Materialkontrolleur Christian Kathol hatte vor dem Wettbewerb noch gesagt, alle Anzüge seien kontrolliert und für regelkonform befunden worden. Der Norweger Kristoffer Eriksen Sundal wurde dann nach dem ersten Sprung doch disqualifiziert - Lindvik und Forfang ereilte nach Wettkampfende das gleiche Schicksal.
Wer hat wie und wann was gemacht? Vieles an diesem denkwürdigen Skisprung-Tag von Trondheim blieb zunächst im Vagen. Dass der Slowene Prevc und nicht Lindvik beim Springen triumphierte, entspannte die Lage kaum bis gar nicht - denn die nachträgliche Disqualifikation sorgte für mächtig Wirbel. Der Österreicher Jan Hörl gewann Silber statt Bronze, Ryoyu Kobayashi aus Japan rutschte unverhofft noch auf den Bronze-Rang. Philipp Raimund landete nach den Streichungen auf Platz fünf.
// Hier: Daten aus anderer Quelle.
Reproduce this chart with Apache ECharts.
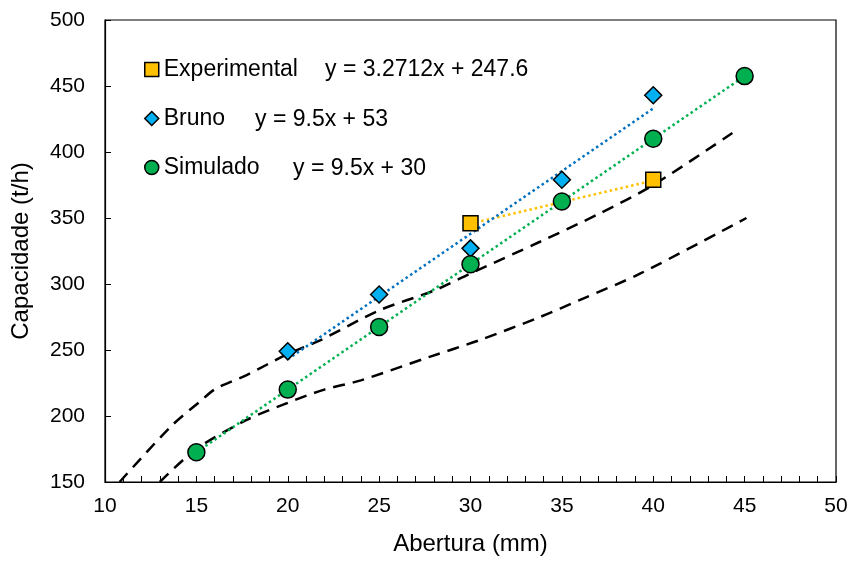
<!DOCTYPE html>
<html><head><meta charset="utf-8">
<script src="https://cdn.jsdelivr.net/npm/echarts@6/dist/echarts.min.js"></script>
<style>html,body{margin:0;padding:0;background:#fff}#c{width:853px;height:562px}</style>
</head><body><div id="c"></div>
<script>
// Data
var experimental = [[30, 346], [40, 379]];
var bruno = [[20, 249], [25, 292], [30, 327], [35, 379], [40, 443]];
var simulado = [[15, 172.5], [20, 220], [25, 267.5], [30, 315], [35, 362.5], [40, 410], [45, 457.5]];
// Trendline endpoints (as drawn)
var trendExperimental = [[30, 345.7], [40, 378.4]];
var trendBruno = [[20, 243], [40, 433]];
var trendSimulado = [[15, 172.5], [45, 457.5]];
// Dashed envelope curves
var upperCurve = [[10.8, 150], [13.6, 192], [15.2, 211], [16.1, 221], [17.75, 231], [20, 247], [21.8, 257.5], [25, 280], [28, 295], [30, 308], [33.8, 332], [37, 353], [40, 375], [44.6, 417]];
var lowerCurve = [[13, 150], [15, 175], [17.75, 197], [20, 210], [22, 220], [24, 227], [27.8, 245], [30.5, 257.5], [33.8, 275], [36, 288], [39.3, 308], [45.1, 350]];
var equations = ['y = 3.2712x + 247.6', 'y = 9.5x + 53', 'y = 9.5x + 30'];
var seriesNames = ['Experimental', 'Bruno', 'Simulado'];

var chart = echarts.init(document.getElementById('c'), null, {renderer: 'canvas'});
var font = 'Liberation Sans, Arial, sans-serif';
var dash = {color: '#000', width: 2.5, type: [12, 8]};
function dotted(c) { return {color: c, width: 2.5, type: [2.5, 3]}; }
var option = {
  animation: false,
  backgroundColor: '#fff',
  textStyle: {fontFamily: font},
  grid: {left: 105, right: 17, top: 20, bottom: 80, show: true, borderColor: '#000', borderWidth: 1.2, backgroundColor: 'transparent'},
  legend: {
    data: [
      {name: seriesNames[0], icon: 'rect'},
      {name: seriesNames[1], icon: 'diamond'},
      {name: seriesNames[2], icon: 'circle'}
    ],
    orient: 'vertical', left: 139, top: 53, itemWidth: 14, itemHeight: 14, itemGap: 26,
    textStyle: {fontSize: 23, color: '#000', fontFamily: font},
    itemStyle: {borderColor: '#000', borderWidth: 1.5}
  },
  graphic: [
    {type: 'text', left: 325, top: 58, style: {text: equations[0], fontSize: 23, fill: '#000', fontFamily: font}},
    {type: 'text', left: 255, top: 108, style: {text: equations[1], fontSize: 23, fill: '#000', fontFamily: font}},
    {type: 'text', left: 293, top: 157, style: {text: equations[2], fontSize: 23, fill: '#000', fontFamily: font}}
  ],
  xAxis: {
    type: 'value', min: 10, max: 50, interval: 5,
    name: 'Abertura (mm)', nameLocation: 'middle', nameGap: 50,
    nameTextStyle: {fontSize: 24, color: '#000', fontFamily: font},
    axisLine: {lineStyle: {color: '#000', width: 1.2}},
    axisTick: {inside: true, length: 6, lineStyle: {color: '#000'}},
    minorTick: {show: true, splitNumber: 5, length: 6, lineStyle: {color: '#000'}},
    axisLabel: {fontSize: 21, color: '#000', margin: 14, fontFamily: font},
    splitLine: {show: false}
  },
  yAxis: {
    type: 'value', min: 150, max: 500, interval: 50,
    name: 'Capacidade (t/h)', nameLocation: 'middle', nameGap: 72,
    nameTextStyle: {fontSize: 24, color: '#000', fontFamily: font},
    axisLine: {show: true, lineStyle: {color: '#000', width: 1.2}},
    axisTick: {show: true, inside: true, length: 6, lineStyle: {color: '#000'}},
    axisLabel: {fontSize: 21, color: '#000', margin: 20, fontFamily: font},
    splitLine: {show: false}
  },
  series: [
    {type: 'line', data: upperCurve, smooth: 0.3, symbol: 'none', lineStyle: dash, z: 1, silent: true},
    {type: 'line', data: lowerCurve, smooth: 0.3, symbol: 'none', lineStyle: dash, z: 1, silent: true},
    {type: 'line', data: trendExperimental, symbol: 'none', lineStyle: dotted('#FFC000'), z: 2},
    {type: 'line', data: trendBruno, symbol: 'none', lineStyle: dotted('#0070C0'), z: 2},
    {type: 'line', data: trendSimulado, symbol: 'none', lineStyle: dotted('#00B050'), z: 2},
    {name: seriesNames[0], type: 'scatter', data: experimental, symbol: 'rect', symbolSize: 15, z: 5,
      itemStyle: {color: '#FFC000', borderColor: '#000', borderWidth: 1.5, opacity: 1}},
    {name: seriesNames[1], type: 'scatter', data: bruno, symbol: 'diamond', symbolSize: 17, z: 5,
      itemStyle: {color: '#00B0F0', borderColor: '#000', borderWidth: 1.5, opacity: 1}},
    {name: seriesNames[2], type: 'scatter', data: simulado, symbol: 'circle', symbolSize: 17, z: 5,
      itemStyle: {color: '#00B050', borderColor: '#000', borderWidth: 1.5, opacity: 1}}
  ]
};
chart.setOption(option);
</script></body></html>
Wellinger: „Mir ist es am Ende eigentlich auch zu blöd“
Der sonst so diplomatische Horngacher sprach in ruhigem Ton Klartext. „Es sind Dinge passiert, die völlig inakzeptabel sind. Es gibt Limits und die Limits sind komplett überschritten worden. Es ist schwierig für den Skisprung. Es gibt leider Gottes immer wieder Leute, die diese Dinge immer wieder überspannen“, sagte der Österreicher. Sportdirektor Horst Hüttel sagte, die Argumente der Norweger werden „von allen führenden Anzugexperten zerlegt - komplett“.
Das Anzug-Thema schwelte im Lauf der WM immer wieder. ARD-Experte Sven Hannawald übte scharfe Kritik an auffällig großen Anzügen, polnische Medien attackierten auf der Normalschanze Karl Geiger. „Mir hat man auf der kleinen Schanze auch was vorgeworfen, was ich überhaupt nicht in Ordnung fand. Das minimiert die sportliche Leistung“, monierte ein spürbar getroffener Geiger.
Von den Sportlern wurde der Protest inhaltlich weitgehend ferngehalten. Olympiasieger Andreas Wellinger erfuhr erst nach dem Wettbewerb von dem Eklat und sagte spontan: „Mir ist es am Ende eigentlich auch zu blöd. Mir geht das Thema nur auf die Nerven. Anzüge, Bindungen: Können wir uns bitte auf Skispringen konzentrieren? Der Beste soll gewinnen und nicht der, der am besten bescheißt.“
„Absolut skurrile Videos“ im Umlauf
Wellinger hatte vor knapp einer Woche WM-Silber hinter Lindvik gewonnen und könnte nun nachträglich zum Weltmeister erklärt werden. Der 29 Jahre alte Bayer forderte nach seinem achten Platz im Großschanzeneinzel unmissverständlich: „Wenn einer bescheißt, gehört er rausgeschmissen.“ Inhaltlich könne er sich zur Anklage bezüglich der norwegischen Anzüge nicht äußern.
Der deutsche Verband erhofft sich nun eine Antwort von der Fis auf den Brief. „Wir sehen einen erheblichen Aufarbeitungsbedarf. Es gehen hier Videos rum, die absolut skurril sind. Man muss prüfen: Wo kommen die her, wer hat die gemacht? Wir fordern die Fis ganz klar zur Aufklärung der Situation auf“, sagte Hüttel.